WRITTEN PROBLEM: Retype, exactly as they stand, the lines from the start of the data to the line that contains "vb_osc = [80, 50, 35, 35, 25, 12, 0]", both ends included. Leave the pictures out.

DATA LINES:
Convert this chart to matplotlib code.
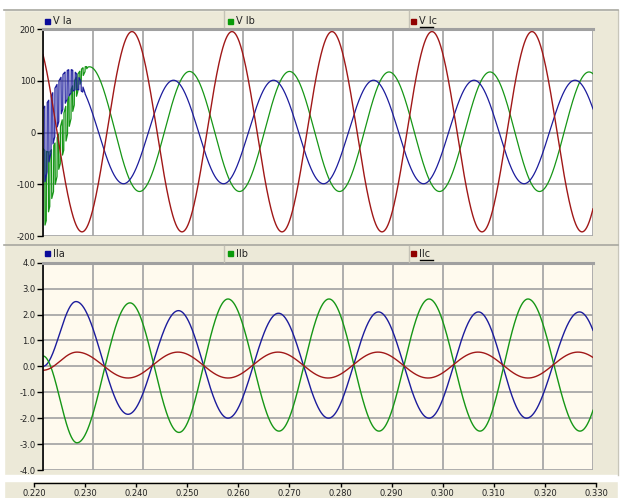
import numpy as np
import matplotlib
matplotlib.use("Agg")
import matplotlib.pyplot as plt
from matplotlib.patches import Rectangle
from matplotlib.lines import Line2D

# ---------------- data ----------------
T_MIN, T_MAX = 0.22, 0.33
x_ticks = [0.220, 0.230, 0.240, 0.250, 0.260, 0.270, 0.280, 0.290, 0.300, 0.310, 0.320, 0.330]
x_tick_labels = ["0.220", "0.230", "0.240", "0.250", "0.260", "0.270", "0.280",
                 "0.290", "0.300", "0.310", "0.320", "0.330"]

v_yticks = [200, 100, 0, -100, -200]
v_ylabels = ["200", "100", "0", "-100", "-200"]
i_yticks = [4.0, 3.0, 2.0, 1.0, 0.0, -1.0, -2.0, -3.0, -4.0]
i_ylabels = ["4.0", "3.0", "2.0", "1.0", "0.0", "-1.0", "-2.0", "-3.0", "-4.0"]

v_names = ["V Ia", "V Ib", "V Ic"]
i_names = ["IIa", "IIb", "IIc"]

# extremes (time, value) of each voltage waveform
va_t = [0.2161, 0.2261, 0.2361, 0.2461, 0.2561, 0.2661, 0.2761, 0.2861, 0.2961, 0.3062, 0.3162, 0.3264, 0.3366]
va_v = [-100, 100, -99, 101, -99, 101, -99, 101, -99, 101, -99, 101, -99]
vb_t = [0.2193, 0.2293, 0.2393, 0.2493, 0.2593, 0.2693, 0.2793, 0.2892, 0.2993, 0.3094, 0.3193, 0.3292, 0.3393]
vb_v = [-114, 127, -114, 118, -114, 118, -114, 117, -114, 117, -114, 117, -114]
vc_t = [0.2178, 0.2278, 0.2378, 0.2478, 0.2578, 0.2678, 0.2778, 0.2878, 0.2978, 0.3078, 0.3178, 0.3278, 0.3378]
vc_v = [195, -192, 195, -192, 195, -192, 195, -192, 195, -192, 195, -192, 195]

# start-up ringing envelope (half amplitude) of Va and Vb
va_osc_t = [0.2200, 0.2215, 0.2230, 0.2245, 0.2260, 0.2275, 0.2285]
va_osc = [80, 55, 40, 30, 20, 10, 0]
vb_osc_t = [0.2200, 0.2215, 0.2230, 0.2245, 0.2260, 0.2275, 0.2290]
vb_osc = [80, 50, 35, 35, 25, 12, 0]

# extremes of each current waveform
ia_t = [0.2200, 0.2266, 0.2370, 0.2471, 0.2570, 0.2671, 0.2771, 0.2871, 0.2972, 0.3071, 0.3167, 0.3273, 0.3372]
ia_v = [0.0, 2.5, -1.85, 2.15, -2.0, 2.05, -2.0, 2.1, -2.0, 2.1, -2.0, 2.1, -2.0]
ib_t = [0.2200, 0.2268, 0.2374, 0.2472, 0.2570, 0.2672, 0.2772, 0.2872, 0.2972, 0.3074, 0.3170, 0.3274, 0.3374]
ib_v = [0.4, -2.95, 2.45, -2.55, 2.6, -2.5, 2.6, -2.5, 2.6, -2.5, 2.6, -2.5, 2.6]
ic_t = [0.2200, 0.2268, 0.2370, 0.2470, 0.2570, 0.2670, 0.2770, 0.2870, 0.2970, 0.3070, 0.3170, 0.3270, 0.3370]
ic_v = [-0.15, 0.55, -0.45, 0.55, -0.45, 0.55, -0.45, 0.55, -0.45, 0.55, -0.45, 0.55, -0.45]

# ---------------- styling ----------------
BG = "#ECE9D8"
BLUE, GREEN, RED = "#1c1c9c", "#169616", "#a01818"
SQ = ["#0a0a9a", "#0a9a0a", "#900000"]
GRID = "#a8a8a8"
W, H = 620, 498


def fx(x):
    return x / W


def fy(y):
    return 1 - y / H


def wave(tt, vv, t):
    tt = np.asarray(tt, float)
    vv = np.asarray(vv, float)
    idx = np.clip(np.searchsorted(tt, t) - 1, 0, len(tt) - 2)
    f = (t - tt[idx]) / (tt[idx + 1] - tt[idx])
    return vv[idx] + (vv[idx + 1] - vv[idx]) * (1 - np.cos(np.pi * f)) / 2


def ringing(env_t, env, t, half=0.0004):
    amp = np.interp(t, env_t, env, right=0.0)
    sgn = np.where((np.floor((t - T_MIN) / half) % 2) == 0, 1.0, -1.0)
    return amp * sgn


t = np.linspace(T_MIN, T_MAX, 2201)

fig = plt.figure(figsize=(W / 100, H / 100), dpi=100)
fig.patch.set_facecolor(BG)

# white margins of the screenshot
fig.add_artist(Rectangle((0, fy(10)), 1, 10 / H, transform=fig.transFigure, color="white", zorder=0))
fig.add_artist(Rectangle((0, 0), fx(4), 1, transform=fig.transFigure, color="white", zorder=0))
fig.add_artist(Rectangle((0, fy(481)), 1, 6 / H, transform=fig.transFigure, color="white", zorder=0))
fig.add_artist(Rectangle((fx(618), 0), 2 / W, 1, transform=fig.transFigure, color="white", zorder=0))
fig.add_artist(Line2D([fx(618), fx(618)], [fy(475), fy(10)], transform=fig.transFigure, color="#c8c6ba", lw=1))


def header(y_line, y_text, names):
    fig.add_artist(Line2D([fx(4), fx(618)], [fy(y_line), fy(y_line)], transform=fig.transFigure,
                          color="#a8a8a0", lw=1.2))
    for xs in (224, 409):
        fig.add_artist(Line2D([fx(xs), fx(xs)], [fy(y_line + 1), fy(y_line + 17)],
                              transform=fig.transFigure, color="#c4c2b6", lw=1.0))
    xs_sq = [45, 228, 411]
    for i, (x0, nm) in enumerate(zip(xs_sq, names)):
        fig.add_artist(Rectangle((fx(x0), fy(y_text + 2.5)), 5 / W, 5 / H, transform=fig.transFigure,
                                 color=SQ[i]))
        fig.text(fx(x0 + 8), fy(y_text), nm, fontsize=7, va="center", ha="left", color="#222222")
    # underline on the selected (third) entry
    fig.add_artist(Line2D([fx(420), fx(433)], [fy(y_text + 6), fy(y_text + 6)], transform=fig.transFigure,
                          color="black", lw=1.0))


def style_axes(ax, face, yt, yl, ylim):
    ax.set_facecolor(face)
    ax.set_xlim(T_MIN, T_MAX)
    ax.set_ylim(*ylim)
    ax.set_xticks(x_ticks)
    ax.set_yticks(yt)
    ax.set_yticklabels(yl, fontsize=6, color="#222222")
    ax.tick_params(axis="x", length=0, labelbottom=False)
    ax.tick_params(axis="y", length=4, width=1, pad=1.5, color="black")
    ax.grid(True, color=GRID, lw=1.3)
    ax.set_axisbelow(True)
    for s in ("right", "bottom"):
        ax.spines[s].set_visible(False)
    ax.spines["top"].set_color("#a0a0a0")
    ax.spines["top"].set_linewidth(2.2)
    ax.spines["left"].set_color("black")
    ax.spines["left"].set_linewidth(1.2)


# ---------------- voltages ----------------
header(10, 21.5, v_names)
ax1 = fig.add_axes([fx(43), fy(236), 550 / W, 207 / H])
style_axes(ax1, "white", v_yticks, v_ylabels, (-200, 200))
va = wave(va_t, va_v, t) + ringing(va_osc_t, va_osc, t)
vb = wave(vb_t, vb_v, t) + ringing(vb_osc_t, vb_osc, t, half=0.00035)
vc = wave(vc_t, vc_v, t)
ax1.plot(t, vb, color=GREEN, lw=0.9)
ax1.plot(t, va, color=BLUE, lw=0.9)
ax1.plot(t, vc, color=RED, lw=1.0)

# ---------------- currents ----------------
header(245, 254, i_names)
ax2 = fig.add_axes([fx(43), fy(470), 550 / W, 207.3 / H])
style_axes(ax2, "#fffaee", i_yticks, i_ylabels, (-4.0, 4.0))
ax2.plot(t, wave(ia_t, ia_v, t), color=BLUE, lw=1.0)
ax2.plot(t, wave(ib_t, ib_v, t), color=GREEN, lw=1.0)
ax2.plot(t, wave(ic_t, ic_v, t), color=RED, lw=1.0)

# ---------------- shared time axis strip ----------------
ax3 = fig.add_axes([fx(34), fy(483), 562 / W, 0.0001])
ax3.set_facecolor("none")
ax3.set_xlim(T_MIN, T_MAX)
ax3.set_xticks(x_ticks)
ax3.set_xticklabels(x_tick_labels, fontsize=6, color="#222222")
ax3.set_yticks([])
for s in ("top", "left", "right"):
    ax3.spines[s].set_visible(False)
ax3.spines["bottom"].set_linewidth(1.0)
ax3.tick_params(axis="x", length=3, width=1, pad=1, direction="out")

fig.savefig("out.png", dpi=100, facecolor=fig.get_facecolor())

EXERCISE RESPONSE:
Convert this chart to matplotlib code.
import numpy as np
import matplotlib
matplotlib.use("Agg")
import matplotlib.pyplot as plt
from matplotlib.patches import Rectangle
from matplotlib.lines import Line2D

# ---------------- data ----------------
T_MIN, T_MAX = 0.22, 0.33
x_ticks = [0.220, 0.230, 0.240, 0.250, 0.260, 0.270, 0.280, 0.290, 0.300, 0.310, 0.320, 0.330]
x_tick_labels = ["0.220", "0.230", "0.240", "0.250", "0.260", "0.270", "0.280",
                 "0.290", "0.300", "0.310", "0.320", "0.330"]

v_yticks = [200, 100, 0, -100, -200]
v_ylabels = ["200", "100", "0", "-100", "-200"]
i_yticks = [4.0, 3.0, 2.0, 1.0, 0.0, -1.0, -2.0, -3.0, -4.0]
i_ylabels = ["4.0", "3.0", "2.0", "1.0", "0.0", "-1.0", "-2.0", "-3.0", "-4.0"]

v_names = ["V Ia", "V Ib", "V Ic"]
i_names = ["IIa", "IIb", "IIc"]

# extremes (time, value) of each voltage waveform
va_t = [0.2161, 0.2261, 0.2361, 0.2461, 0.2561, 0.2661, 0.2761, 0.2861, 0.2961, 0.3062, 0.3162, 0.3264, 0.3366]
va_v = [-100, 100, -99, 101, -99, 101, -99, 101, -99, 101, -99, 101, -99]
vb_t = [0.2193, 0.2293, 0.2393, 0.2493, 0.2593, 0.2693, 0.2793, 0.2892, 0.2993, 0.3094, 0.3193, 0.3292, 0.3393]
vb_v = [-114, 127, -114, 118, -114, 118, -114, 117, -114, 117, -114, 117, -114]
vc_t = [0.2178, 0.2278, 0.2378, 0.2478, 0.2578, 0.2678, 0.2778, 0.2878, 0.2978, 0.3078, 0.3178, 0.3278, 0.3378]
vc_v = [195, -192, 195, -192, 195, -192, 195, -192, 195, -192, 195, -192, 195]

# start-up ringing envelope (half amplitude) of Va and Vb
va_osc_t = [0.2200, 0.2215, 0.2230, 0.2245, 0.2260, 0.2275, 0.2285]
va_osc = [80, 55, 40, 30, 20, 10, 0]
vb_osc_t = [0.2200, 0.2215, 0.2230, 0.2245, 0.2260, 0.2275, 0.2290]
vb_osc = [80, 50, 35, 35, 25, 12, 0]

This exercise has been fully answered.